Garden Cottage Gordon Castle

One of the most common questions we get asked at this time of year is ‘what do you do in the winter?’ The seasoned gardeners amongst you will chuckle at this question because really winter is when the hard work begins in the garden. For the next month or so all our efforts will go into stripping out most of our plants and putting the garden to bed before the serious business of cultivation begins. Our borders and cut flower beds have turned a buff brown colour as the plants have exhausted themselves from the exertions of the summer months. Trailer after trailer of dead plant material will be taken out of the garden and piled onto steaming compost heaps ready to break down and form the ‘black gold’ that will feed the soil and nourish our garden next season.

We always take the opportunity in October to gather the last few flower stems and hang them up for drying. If you choose the right varieties you can have colourful flowers to brighten up your home (or potting shed) right through the winter. Roses, larkspur, sea holly, lavender and cornflower are all suitable flowers for drying but seed heads and thistles such as nigella, poppies and teasels can look great too. All you have to do cut them just as the flowers are opening and hang them in a cool well-ventilated place away from direct sunlight such as a garage or garden shed. Dried flowers can make fantastic and long-lasting autumnal wreaths, we like to add rose hips, crab apples and even chillies.

As the weather cools and the grass stops growing, our landscape gardeners, Davie and Mark, return to the arduous task of building the garden. Putting their skills to good use laying bricks, building paths, installing posts and rails for our fruit trees and making plant supports. Early on in the project we made the decision not to use contractors for the construction of the garden, we build everything ourselves, even down to the benches and planters. It’s a slow process, we’ve been going for over four years now and there’s at least another years’ work to do, but it means we know every inch of the garden and we can set very high standards. When they’ve finished Davie and Mark will have laid over 48,000 bricks and 2.4km of paths!

With Halloween approaching our crop of Pumpkins has started to appear as their foliage dies down, and its been the best crop we’ve ever had. We grow 11 different varieties from the tiny ‘Jack B Little’ through to the enormous ‘Atlantic Giant’, they make great soups and curries, not to mention pumpkin pie! We start to harvest the first of the winter vegetables during October, its been a great year for leeks and as soon as we’ve had a frost or two we’ll dig a few parsnips and cut a few sprouts. Its all about rationing for the next few months, we’ll not see any new shoots in the garden until next march when the purple sprouting broccoli comes back to life, so we have to pace ourselves if we’re to keep the café in fresh veg through the winter.
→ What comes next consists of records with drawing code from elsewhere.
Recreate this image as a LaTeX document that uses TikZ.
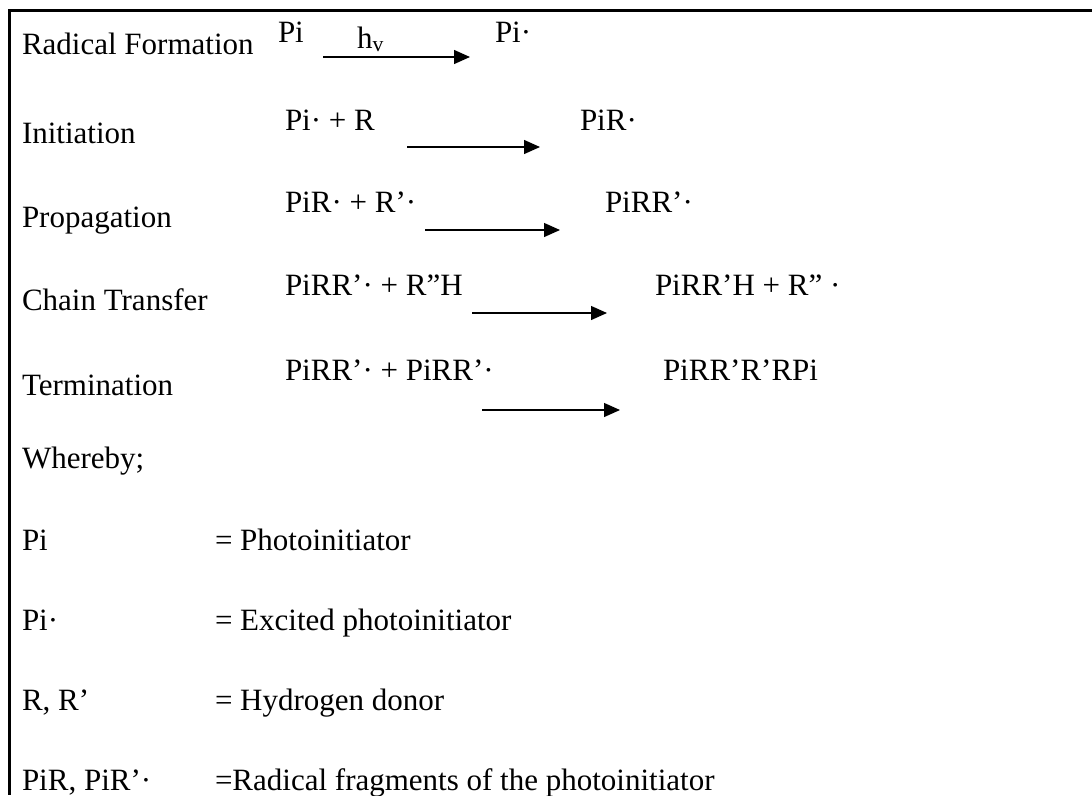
\documentclass[tikz,border=0pt]{standalone}
\usepackage{fontspec}
\setmainfont{Liberation Serif}
\usetikzlibrary{arrows.meta}
\tikzset{
  txt/.style={anchor=base west, inner sep=0pt, outer sep=0pt, font=\fontsize{31}{36}\selectfont},
  rxn/.style={line width=1.3pt, -{Triangle[length=16pt,width=14pt]}},
  frame/.style={line width=2.5pt}
}
\begin{document}
\begin{tikzpicture}[x=1pt,y=-1pt]
\useasboundingbox (0,0) rectangle (1092,795);
% frame (top and left edges)
\coordinate (ftr) at (1092,10.5);
\coordinate (ftl) at (9.5,10.5);
\coordinate (fbl) at (9.5,795);
\draw[frame] (ftr) -- (ftl) -- (fbl);
% step labels
\node[txt] (l1) at (22,54) {Radical Formation};
\node[txt] (l2) at (22,143) {Initiation};
\node[txt] (l3) at (22,227) {Propagation};
\node[txt] (l4) at (22,310) {Chain Transfer};
\node[txt] (l5) at (22,395) {Termination};
% row 1
\node[txt] (r1a) at (278,42) {Pi};
\node[txt] (r1h) at (357,48) {h\textsubscript{v}};
\node[txt] (r1b) at (495,42) {Pi·};
\coordinate (a1s) at (323,57);
\coordinate (a1e) at (470,57);
\draw[rxn] (a1s) -- (a1e);
% row 2
\node[txt] (r2a) at (285,130) {Pi· + R};
\node[txt] (r2b) at (580,130) {PiR·};
\coordinate (a2s) at (407,147);
\coordinate (a2e) at (540,147);
\draw[rxn] (a2s) -- (a2e);
% row 3
\node[txt] (r3a) at (285,212) {PiR· + R’·};
\node[txt] (r3b) at (605,212) {PiRR’·};
\coordinate (a3s) at (425,230);
\coordinate (a3e) at (560,230);
\draw[rxn] (a3s) -- (a3e);
% row 4
\node[txt] (r4a) at (285,295) {PiRR’· + R”H};
\node[txt] (r4b) at (655,295) {PiRR’H + R” ·};
\coordinate (a4s) at (472,313);
\coordinate (a4e) at (607,313);
\draw[rxn] (a4s) -- (a4e);
% row 5
\node[txt] (r5a) at (285,380) {PiRR’· + PiRR’·};
\node[txt] (r5b) at (663,380) {PiRR’R’RPi};
\coordinate (a5s) at (482,410);
\coordinate (a5e) at (620,410);
\draw[rxn] (a5s) -- (a5e);
% legend
\node[txt] (wb) at (22,468) {Whereby;};
\node[txt] (k1) at (22,550) {Pi};
\node[txt] (v1) at (215,550) {= Photoinitiator};
\node[txt] (k2) at (22,630) {Pi·};
\node[txt] (v2) at (215,630) {= Excited photoinitiator};
\node[txt] (k3) at (22,710) {R, R’};
\node[txt] (v3) at (215,710) {= Hydrogen donor};
\node[txt] (k4) at (22,790) {PiR, PiR’·};
\node[txt] (v4) at (215,790) {=Radical fragments of the photoinitiator};
\end{tikzpicture}
\end{document}
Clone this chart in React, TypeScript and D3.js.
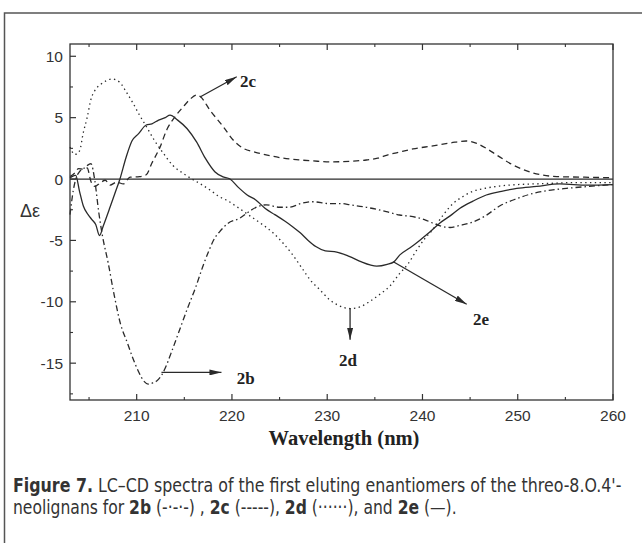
import React, { useLayoutEffect, useRef, useState } from 'react';
import * as d3 from 'd3';

// ---- data (wavelength nm, Δε) ----
const wl2b = [203.0, 203.35, 203.7, 204.0, 204.5, 205.0, 205.2, 205.6, 206.0, 206.4, 207.0, 207.6, 208.3, 209.0, 209.6, 210.2, 210.8, 211.2, 211.7, 212.1, 212.6, 213.0, 213.6, 214.5, 215.3, 216.2, 217.0, 217.6, 218.2, 218.7, 219.6, 220.8, 221.7, 222.7, 223.6, 225.0, 226.0, 227.2, 228.5, 230.2, 231.5, 232.4, 234.1, 236.2, 237.6, 239.0, 240.2, 241.1, 242.0, 242.9, 243.8, 245.3, 246.6, 248.1, 249.9, 251.6, 253.5, 255.1, 257.5, 260.0];
const de2b = [-2.9, -0.9, 0.2, 0.6, 0.9, 1.2, 1.25, -0.1, -2.6, -4.6, -6.8, -9.3, -11.8, -13.3, -14.6, -15.7, -16.5, -16.7, -16.6, -16.45, -16.0, -15.4, -14.2, -12.3, -10.6, -8.8, -7.0, -5.8, -4.8, -4.3, -3.6, -3.2, -2.7, -2.25, -2.1, -2.3, -2.3, -2.0, -1.85, -2.0, -2.0, -2.1, -2.3, -2.65, -2.93, -3.07, -3.3, -3.6, -3.85, -3.95, -3.8, -3.5, -3.0, -2.2, -1.6, -1.17, -0.9, -0.76, -0.6, -0.45];

const wl2c = [203.0, 203.5, 203.9, 204.4, 204.8, 205.2, 205.6, 206.2, 206.7, 207.2, 207.9, 208.6, 209.3, 210.3, 211.0, 211.6, 212.45, 213.15, 214.0, 214.9, 215.6, 216.3, 216.7, 217.7, 219.1, 220.1, 221.2, 222.4, 223.7, 225.4, 227.2, 229.0, 230.6, 232.4, 234.1, 235.3, 236.3, 237.6, 239.0, 241.1, 243.0, 244.6, 245.7, 246.7, 247.8, 249.5, 251.6, 254.1, 257.0, 260.0];
const de2c = [0.2, 0.5, 0.85, 0.8, 0.9, -0.2, -0.6, -0.3, -0.1, -0.5, -0.25, -0.4, 0.15, 0.2, 0.35, 1.3, 2.6, 4.0, 5.05, 5.9, 6.5, 6.85, 6.7, 5.6, 4.25, 3.2, 2.5, 2.2, 1.95, 1.7, 1.55, 1.45, 1.4, 1.45, 1.55, 1.7, 1.95, 2.2, 2.45, 2.7, 2.95, 3.1, 2.9, 2.5, 1.95, 1.15, 0.5, 0.2, 0.15, 0.1];

const wl2d = [203.0, 203.5, 204.0, 204.4, 204.8, 205.2, 205.6, 206.2, 206.8, 207.4, 208.2, 208.9, 209.6, 210.3, 211.0, 211.9, 212.8, 213.8, 214.9, 215.8, 216.6, 217.7, 218.7, 219.5, 220.5, 221.7, 223.0, 224.2, 225.4, 226.4, 227.3, 228.3, 229.2, 230.2, 231.2, 232.4, 233.5, 234.5, 235.5, 236.6, 237.6, 238.5, 239.3, 240.2, 241.1, 242.2, 243.2, 244.3, 245.3, 246.6, 248.1, 250.0, 251.6, 253.5, 255.1, 257.5, 260.0];
const de2d = [2.6, 2.0, 2.3, 3.8, 5.0, 6.5, 7.2, 7.7, 8.0, 8.15, 7.9, 7.1, 6.2, 5.2, 4.3, 3.1, 2.1, 1.1, 0.45, 0.0, -0.35, -0.9, -1.45, -1.75, -2.25, -2.9, -3.6, -4.3, -5.25, -6.2, -7.2, -8.3, -9.0, -9.8, -10.3, -10.55, -10.4, -9.95, -9.4, -8.7, -7.7, -6.9, -5.9, -4.9, -4.1, -2.9, -2.0, -1.4, -1.0, -0.75, -0.57, -0.45, -0.4, -0.35, -0.3, -0.3, -0.3];

const wl2e = [203.0, 203.2, 203.6, 204.0, 204.4, 204.9, 205.3, 205.7, 206.1, 206.5, 207.2, 207.7, 208.2, 208.9, 209.5, 210.2, 211.0, 211.6, 212.3, 213.0, 213.5, 214.3, 215.3, 216.3, 217.2, 218.2, 219.0, 219.8, 220.7, 221.6, 222.5, 223.5, 224.5, 225.5, 226.4, 227.2, 228.0, 228.8, 229.8, 231.0, 232.3, 233.6, 234.5, 235.2, 236.3, 237.0, 237.6, 238.7, 239.7, 240.8, 241.8, 242.9, 243.9, 245.3, 246.7, 248.3, 249.9, 252.0, 254.4, 257.3, 260.0];
const de2e = [0.1, 0.2, 0.3, -1.0, -2.2, -2.9, -3.3, -3.7, -4.6, -3.8, -2.3, -1.2, -0.1, 1.8, 3.1, 3.7, 4.4, 4.5, 4.8, 5.0, 5.2, 4.8, 4.1, 3.0, 1.7, 0.6, 0.2, 0.0, -0.7, -1.3, -1.7, -2.4, -2.9, -3.4, -3.9, -4.4, -5.0, -5.5, -5.85, -5.95, -6.3, -6.75, -7.0, -7.1, -6.95, -6.75, -6.2, -5.6, -5.0, -4.3, -3.6, -3.0, -2.4, -1.8, -1.3, -1.0, -0.76, -0.6, -0.4, -0.5, -0.45];

const xMajorTicks = [210, 220, 230, 240, 250, 260];
const xMinorTicks = [205, 215, 225, 235, 245, 255];
const yMajorTicks = [10, 5, 0, -5, -10, -15];
const yMinorTicks = [7.5, 2.5, -2.5, -7.5, -12.5, -17.5];

// annotation arrows (data units) and label anchors
const seriesNames = ['2b', '2c', '2d', '2e'];
const arrowFrom = [[212.6, -15.75], [216.65, 6.68], [232.4, -10.5], [236.94, -6.74]];
const arrowTo = [[218.9, -15.75], [220.5, 8.33], [232.4, -13.1], [244.64, -10.2]];
const labelAt = [[220.5, -16.7], [220.85, 7.49], [231.24, -15.23], [245.3, -11.89]];

const dashes = ['6 3 1.5 3', '6 4', '1.4 3.4', null];

export default function App() {
  const left = 70, right = 613, top = 44, bottom = 400;
  const x = d3.scaleLinear().domain([203, 260]).range([left, right]);
  const y = d3.scaleLinear().domain([-18, 11]).range([bottom, top]);
  const line = d3.line<[number, number]>().x(d => x(d[0])).y(d => y(d[1])).curve(d3.curveMonotoneX);

  const series = [
    { name: '2b', wl: wl2b, de: de2b },
    { name: '2c', wl: wl2c, de: de2c },
    { name: '2d', wl: wl2d, de: de2d },
    { name: '2e', wl: wl2e, de: de2e },
  ];

  const cap1 = useRef<SVGTextElement>(null);
  const cap2 = useRef<SVGTextElement>(null);
  const [sc, setSc] = useState<[number, number]>([1, 1]);
  useLayoutEffect(() => {
    const w1 = cap1.current ? cap1.current.getComputedTextLength() : 609;
    const w2 = cap2.current ? cap2.current.getComputedTextLength() : 444;
    setSc([609 / w1, 444 / w2]);
  }, []);

  const ink = '#2a2a2a';
  const tickFont = "'Liberation Sans', Arial, sans-serif";
  const serif = "'Liberation Serif', 'Times New Roman', serif";
  const capFont = "'Liberation Sans Narrow', 'DejaVu Sans Condensed', 'Open Sans', sans-serif";

  return (
    <svg width={642} height={543} style={{ position: 'absolute', left: 0, top: 0, background: '#fff' }}>
      <defs>
        <marker id="ah" viewBox="0 0 12 6" refX="12" refY="3" markerWidth="12" markerHeight="6" markerUnits="userSpaceOnUse" orient="auto">
          <path d="M0,0 L12,3 L0,6 z" fill={ink} />
        </marker>
      </defs>
      <rect x={0} y={0} width={642} height={543} fill="#fff" />
      <rect x={4.5} y={13} width={700} height={600} fill="none" stroke="#555" strokeWidth={1.5} />

      {/* zero line */}
      <line x1={left} x2={right} y1={y(0)} y2={y(0)} stroke={ink} strokeWidth={1.3} />

      {/* curves */}
      {series.map((s, i) => (
        <path key={s.name} d={line(s.wl.map((w, k) => [w, s.de[k]] as [number, number])) || ''}
          fill="none" stroke={ink} strokeWidth={1.3}
          strokeDasharray={dashes[i] || undefined} />
      ))}

      {/* frame */}
      <rect x={left} y={top} width={right - left} height={bottom - top} fill="none" stroke="#333" strokeWidth={1.3} />

      {/* ticks */}
      {xMajorTicks.map(t => (
        <g key={'xM' + t}>
          <line x1={x(t)} x2={x(t)} y1={bottom} y2={bottom - 6} stroke="#333" strokeWidth={1.2} />
          <line x1={x(t)} x2={x(t)} y1={top} y2={top + 6} stroke="#333" strokeWidth={1.2} />
          <text x={x(t)} y={421} textAnchor="middle" fontFamily={tickFont} fontSize={15.5} fill="#333">{t}</text>
        </g>
      ))}
      {xMinorTicks.map(t => (
        <g key={'xm' + t}>
          <line x1={x(t)} x2={x(t)} y1={bottom} y2={bottom - 3} stroke="#333" strokeWidth={1.1} />
          <line x1={x(t)} x2={x(t)} y1={top} y2={top + 3} stroke="#333" strokeWidth={1.1} />
        </g>
      ))}
      {yMajorTicks.map(t => (
        <g key={'yM' + t}>
          <line x1={left} x2={left + 6} y1={y(t)} y2={y(t)} stroke="#333" strokeWidth={1.2} />
          <text x={63} y={y(t) + 5.5} textAnchor="end" fontFamily={tickFont} fontSize={15.5} fill="#333">{t}</text>
        </g>
      ))}
      {yMinorTicks.map(t => (
        <line key={'ym' + t} x1={left} x2={left + 3} y1={y(t)} y2={y(t)} stroke="#333" strokeWidth={1.1} />
      ))}

      {/* axis titles */}
      <text x={20} y={217} fontFamily={tickFont} fontSize={18} fill="#333">Δε</text>
      <text x={344} y={445} textAnchor="middle" fontFamily={serif} fontWeight="bold" fontSize={20.5} fill="#222">Wavelength (nm)</text>

      {/* annotations */}
      {seriesNames.map((n, i) => (
        <g key={'a' + n}>
          <line x1={x(arrowFrom[i][0])} y1={y(arrowFrom[i][1])} x2={x(arrowTo[i][0])} y2={y(arrowTo[i][1])}
            stroke={ink} strokeWidth={1.3} markerEnd="url(#ah)" />
          <text x={x(labelAt[i][0])} y={y(labelAt[i][1])} fontFamily={serif} fontWeight="bold" fontSize={17} fill="#222">{n}</text>
        </g>
      ))}

      {/* caption */}
      <g transform={`translate(13,492) scale(${sc[0]},1)`}>
        <text ref={cap1} x={0} y={0} fontFamily={capFont} fontSize={20} fill="#333">
          <tspan fontWeight="bold">Figure 7.</tspan>
          <tspan> LC–CD spectra of the first eluting enantiomers of the threo-8.O.4'-</tspan>
        </text>
      </g>
      <g transform={`translate(13,514) scale(${sc[1]},1)`}>
        <text ref={cap2} x={0} y={0} fontFamily={capFont} fontSize={20} fill="#333">
          <tspan>neolignans for </tspan>
          <tspan fontWeight="bold">2b</tspan>
          <tspan> (-·-·-) , </tspan>
          <tspan fontWeight="bold">2c</tspan>
          <tspan> (-----), </tspan>
          <tspan fontWeight="bold">2d</tspan>
          <tspan> (······), and </tspan>
          <tspan fontWeight="bold">2e</tspan>
          <tspan> (—).</tspan>
        </text>
      </g>
    </svg>
  );
}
Now is the time to dig the last of the tatties. Choose a dry sunny day if you can, lift the tubers and leave them on the ground to dry and the skins to set for a day or so before packing them into paper bags and storing them somewhere cool and dark. Take your time to lift every tuber, being careful not to leave them any in the ground, the last thing you want it a potato plant pushing its way up through a neat row of carrots next season! Potatoes should last for months if stored properly and checked regularly and the longer they’re stored, the sweeter they become as their starches turn to sugars through the winter.

The first skeins of geese have stared to grace the skies over the garden, for me this is a sure sign that autumn it truly upon us. Our apricot trees have turned a beautiful buttery yellow, the beech trees surrounding the lake to the west of the walled garden will soon be a riot of gold and burnt orange and we’re hoping our cherry orchard will add a flash of red and scarlet to the show. Autumn is a great opportunity to take a well-deserved break from the cycle of sowing, weeding and harvesting, so get out into the garden and enjoy the crisp clear mornings before the light goes and the hard graft of the winter begins!